Transcribe every line exactly. Leave the pictures behind.

## AVAILABLE DATA
↓

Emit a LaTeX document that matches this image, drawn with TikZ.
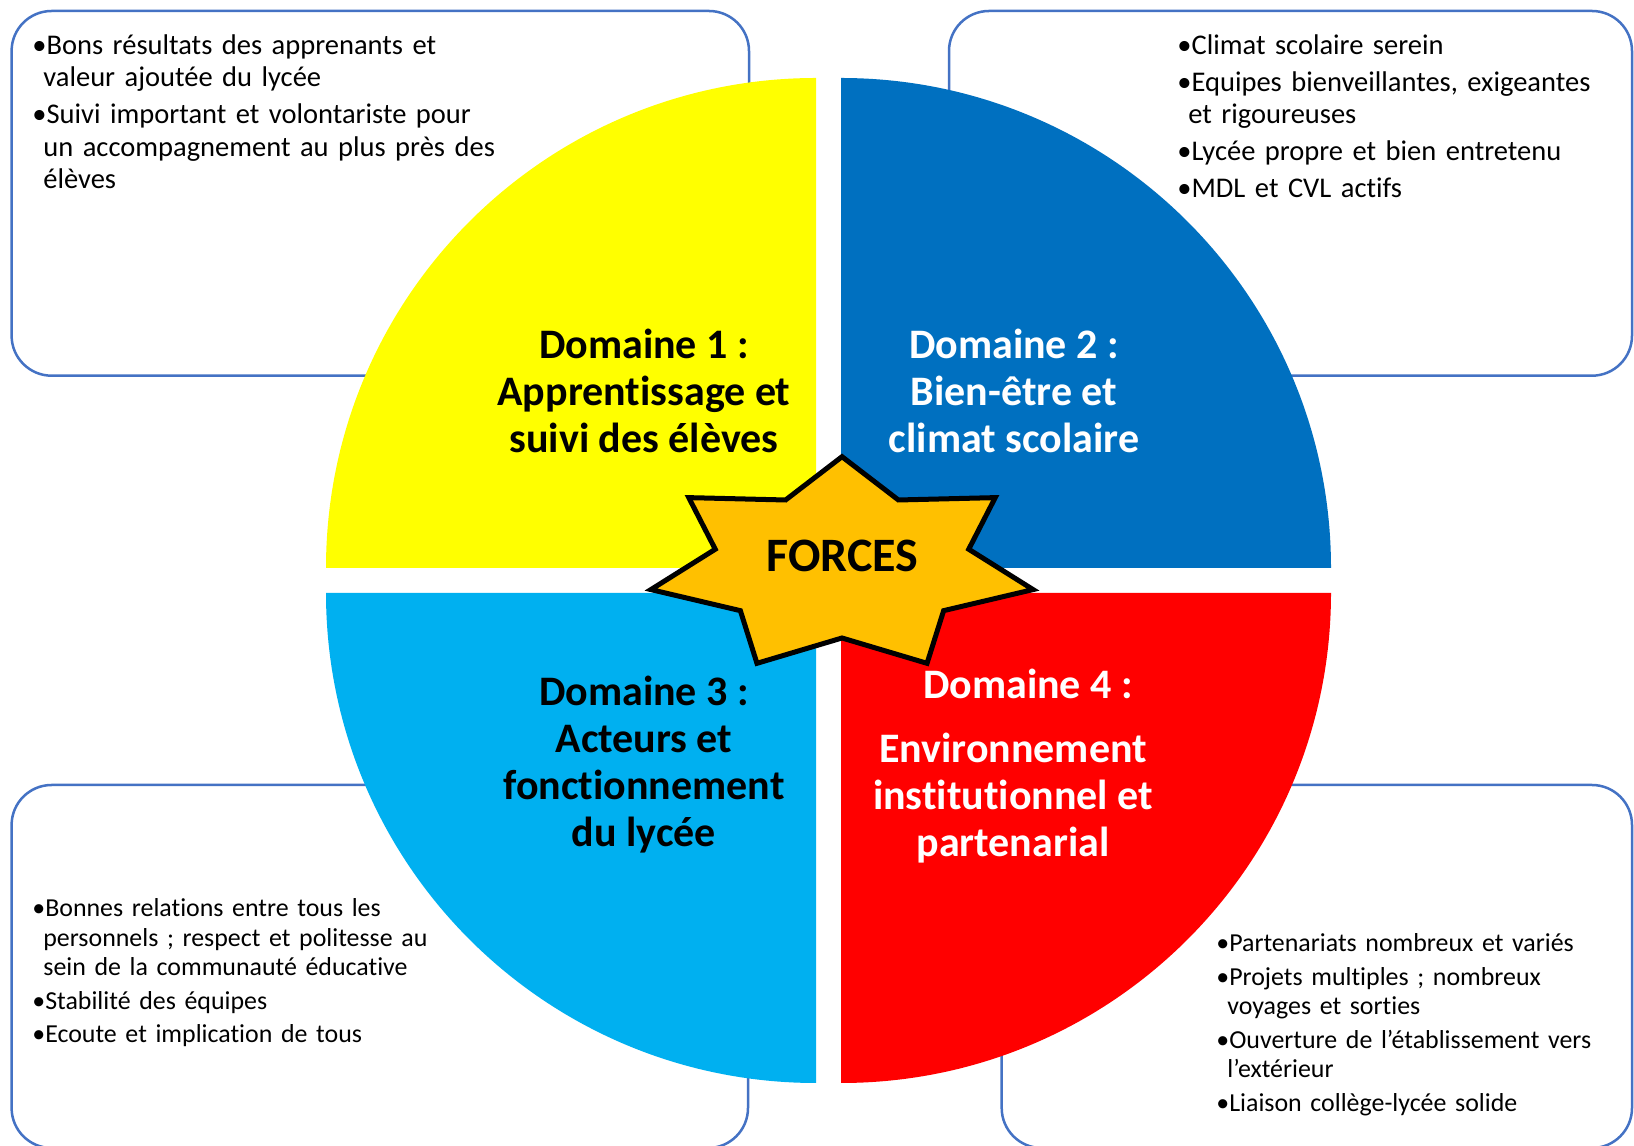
\documentclass[tikz,border=0pt]{standalone}
\usepackage{fontspec}
\setmainfont{Carlito}[Ligatures={NoCommon}]
\definecolor{jaune}{HTML}{FFFF00}
\definecolor{bleu}{HTML}{0070C0}
\definecolor{ciel}{HTML}{00B0F0}
\definecolor{rouge}{HTML}{FF0000}
\definecolor{orange}{HTML}{FFC000}
\definecolor{trait}{HTML}{4472C4}
\newcommand\puce[1]{\hangindent=5.5pt\hangafter=1\noindent\textbullet#1\par}

\begin{document}
\begin{tikzpicture}[
      x=0.5pt,y=0.5pt,
      cadre/.style={
        draw=trait,
        line width=1.25pt,
        rounded corners=20pt
      },
      liste/.style={
        anchor=base west,
        inner sep=0pt,
        text width=#1,
        align=left
      },
      listeh/.style={
        liste=240pt,
        font=\fontsize{14.25}{16.25}\selectfont,
        execute at begin node={\setlength{\parskip}{2.25pt}}
      },
      listeb/.style={
        liste=220pt,
        font=\fontsize{12.95}{14.75}\selectfont,
        execute at begin node={\setlength{\parskip}{2pt}}
      },
      domaine/.style={
        anchor=base,
        inner sep=0pt,
        align=center,
        font=\bfseries\fontsize{21}{23.5}\selectfont
      },
      etoile/.style={
        draw=black,
        fill=orange,
        line width=2.5pt,
        line join=miter
      }
    ]
    \useasboundingbox (0,0) rectangle (1634,1146);
    \fill[white] (0,0) rectangle (1634,1146);

    \draw[cadre] (11.6,770.3) rectangle (749,1135);
    \draw[cadre] (949,770.3) rectangle (1632,1135);
    \draw[cadre] (11.6,-2) rectangle (748,361);
    \draw[cadre] (1001.7,-2) rectangle (1632,361);

    \fill[jaune] (816,578) -- (816,1068) arc[start angle=90, end angle=180, radius=490] -- cycle;
    \fill[bleu]  (841,578) -- (1331,578) arc[start angle=0, end angle=90, radius=490] -- cycle;
    \fill[ciel]  (816,553) -- (326,553) arc[start angle=180, end angle=270, radius=490] -- cycle;
    \fill[rouge] (841,553) -- (841,63) arc[start angle=270, end angle=360, radius=490] -- cycle;

    \begin{scope}[shift={(842,580.6)}]
      \draw[etoile] (90:196 and 108.7)
        \foreach \k in {1,...,6}{
          -- ({90+(2*\k-1)*180/7}:130 and 72.6) -- ({90+2*\k*180/7}:196 and 108.7)
        } -- ({90+13*180/7}:130 and 72.6) -- cycle;
    \end{scope}

    \node[listeh] (forces1) at (32,1091.5) {%
      \puce{Bons résultats des apprenants et\newline valeur ajoutée du lycée}
      \puce{Suivi important et volontariste pour\newline un accompagnement au plus près des\newline élèves}};
    \node[listeh] (forces2) at (1177,1091.7) {%
      \puce{Climat scolaire serein}
      \puce{Equipes bienveillantes, exigeantes\newline et rigoureuses}
      \puce{Lycée propre et bien entretenu}
      \puce{MDL et CVL actifs}};
    \node[listeb] (forces3) at (32,229.3) {%
      \puce{Bonnes relations entre tous les\newline personnels ; respect et politesse au\newline sein de la communauté éducative}
      \puce{Stabilité des équipes}
      \puce{Ecoute et implication de tous}};
    \node[listeb] (forces4) at (1216,194.3) {%
      \puce{Partenariats nombreux et variés}
      \puce{Projets multiples ; nombreux\newline voyages et sorties}
      \puce{Ouverture de l’établissement vers\newline l’extérieur}
      \puce{Liaison collège-lycée solide}};

    \node[domaine] (dom1) at (644,693) {Domaine 1 :\\ Apprentissage et\\ suivi des élèves};
    \node[domaine, text=white] (dom2) at (1014,693) {Domaine 2 :\\ Bien-être et\\ climat scolaire};
    \node[domaine] (dom3) at (644,299.3) {Domaine 3 :\\ Acteurs et\\ fonctionnement\\ du lycée};
    \node[domaine, text=white] (dom4) at (1028,447.3) {Domaine 4 :};
    \node[domaine, text=white] (dom4b) at (1013,289.3) {Environnement\\ institutionnel et\\ partenarial};

    \node[domaine, font=\bfseries\fontsize{24}{26}\selectfont] (forces) at (842.5,574.3) {FORCES};
  \end{tikzpicture}
\end{document}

↑

## OUTPUT BELOW
Emit a LaTeX document that matches this image, drawn with TikZ.
\documentclass[tikz,border=0pt]{standalone}
\usepackage{fontspec}
\setmainfont{Carlito}[Ligatures={NoCommon}]
\definecolor{jaune}{HTML}{FFFF00}
\definecolor{bleu}{HTML}{0070C0}
\definecolor{ciel}{HTML}{00B0F0}
\definecolor{rouge}{HTML}{FF0000}
\definecolor{orange}{HTML}{FFC000}
\definecolor{trait}{HTML}{4472C4}
\newcommand\puce[1]{\hangindent=5.5pt\hangafter=1\noindent\textbullet#1\par}

\begin{document}
\begin{tikzpicture}[
      x=0.5pt,y=0.5pt,
      cadre/.style={
        draw=trait,
        line width=1.25pt,
        rounded corners=20pt
      },
      liste/.style={
        anchor=base west,
        inner sep=0pt,
        text width=#1,
        align=left
      },
      listeh/.style={
        liste=240pt,
        font=\fontsize{14.25}{16.25}\selectfont,
        execute at begin node={\setlength{\parskip}{2.25pt}}
      },
      listeb/.style={
        liste=220pt,
        font=\fontsize{12.95}{14.75}\selectfont,
        execute at begin node={\setlength{\parskip}{2pt}}
      },
      domaine/.style={
        anchor=base,
        inner sep=0pt,
        align=center,
        font=\bfseries\fontsize{21}{23.5}\selectfont
      },
      etoile/.style={
        draw=black,
        fill=orange,
        line width=2.5pt,
        line join=miter
      }
    ]
    \useasboundingbox (0,0) rectangle (1634,1146);
    \fill[white] (0,0) rectangle (1634,1146);

    \draw[cadre] (11.6,770.3) rectangle (749,1135);
    \draw[cadre] (949,770.3) rectangle (1632,1135);
    \draw[cadre] (11.6,-2) rectangle (748,361);
    \draw[cadre] (1001.7,-2) rectangle (1632,361);

    \fill[jaune] (816,578) -- (816,1068) arc[start angle=90, end angle=180, radius=490] -- cycle;
    \fill[bleu]  (841,578) -- (1331,578) arc[start angle=0, end angle=90, radius=490] -- cycle;
    \fill[ciel]  (816,553) -- (326,553) arc[start angle=180, end angle=270, radius=490] -- cycle;
    \fill[rouge] (841,553) -- (841,63) arc[start angle=270, end angle=360, radius=490] -- cycle;

    \begin{scope}[shift={(842,580.6)}]
      \draw[etoile] (90:196 and 108.7)
        \foreach \k in {1,...,6}{
          -- ({90+(2*\k-1)*180/7}:130 and 72.6) -- ({90+2*\k*180/7}:196 and 108.7)
        } -- ({90+13*180/7}:130 and 72.6) -- cycle;
    \end{scope}

    \node[listeh] (forces1) at (32,1091.5) {%
      \puce{Bons résultats des apprenants et\newline valeur ajoutée du lycée}
      \puce{Suivi important et volontariste pour\newline un accompagnement au plus près des\newline élèves}};
    \node[listeh] (forces2) at (1177,1091.7) {%
      \puce{Climat scolaire serein}
      \puce{Equipes bienveillantes, exigeantes\newline et rigoureuses}
      \puce{Lycée propre et bien entretenu}
      \puce{MDL et CVL actifs}};
    \node[listeb] (forces3) at (32,229.3) {%
      \puce{Bonnes relations entre tous les\newline personnels ; respect et politesse au\newline sein de la communauté éducative}
      \puce{Stabilité des équipes}
      \puce{Ecoute et implication de tous}};
    \node[listeb] (forces4) at (1216,194.3) {%
      \puce{Partenariats nombreux et variés}
      \puce{Projets multiples ; nombreux\newline voyages et sorties}
      \puce{Ouverture de l’établissement vers\newline l’extérieur}
      \puce{Liaison collège-lycée solide}};

    \node[domaine] (dom1) at (644,693) {Domaine 1 :\\ Apprentissage et\\ suivi des élèves};
    \node[domaine, text=white] (dom2) at (1014,693) {Domaine 2 :\\ Bien-être et\\ climat scolaire};
    \node[domaine] (dom3) at (644,299.3) {Domaine 3 :\\ Acteurs et\\ fonctionnement\\ du lycée};
    \node[domaine, text=white] (dom4) at (1028,447.3) {Domaine 4 :};
    \node[domaine, text=white] (dom4b) at (1013,289.3) {Environnement\\ institutionnel et\\ partenarial};

    \node[domaine, font=\bfseries\fontsize{24}{26}\selectfont] (forces) at (842.5,574.3) {FORCES};
  \end{tikzpicture}
\end{document}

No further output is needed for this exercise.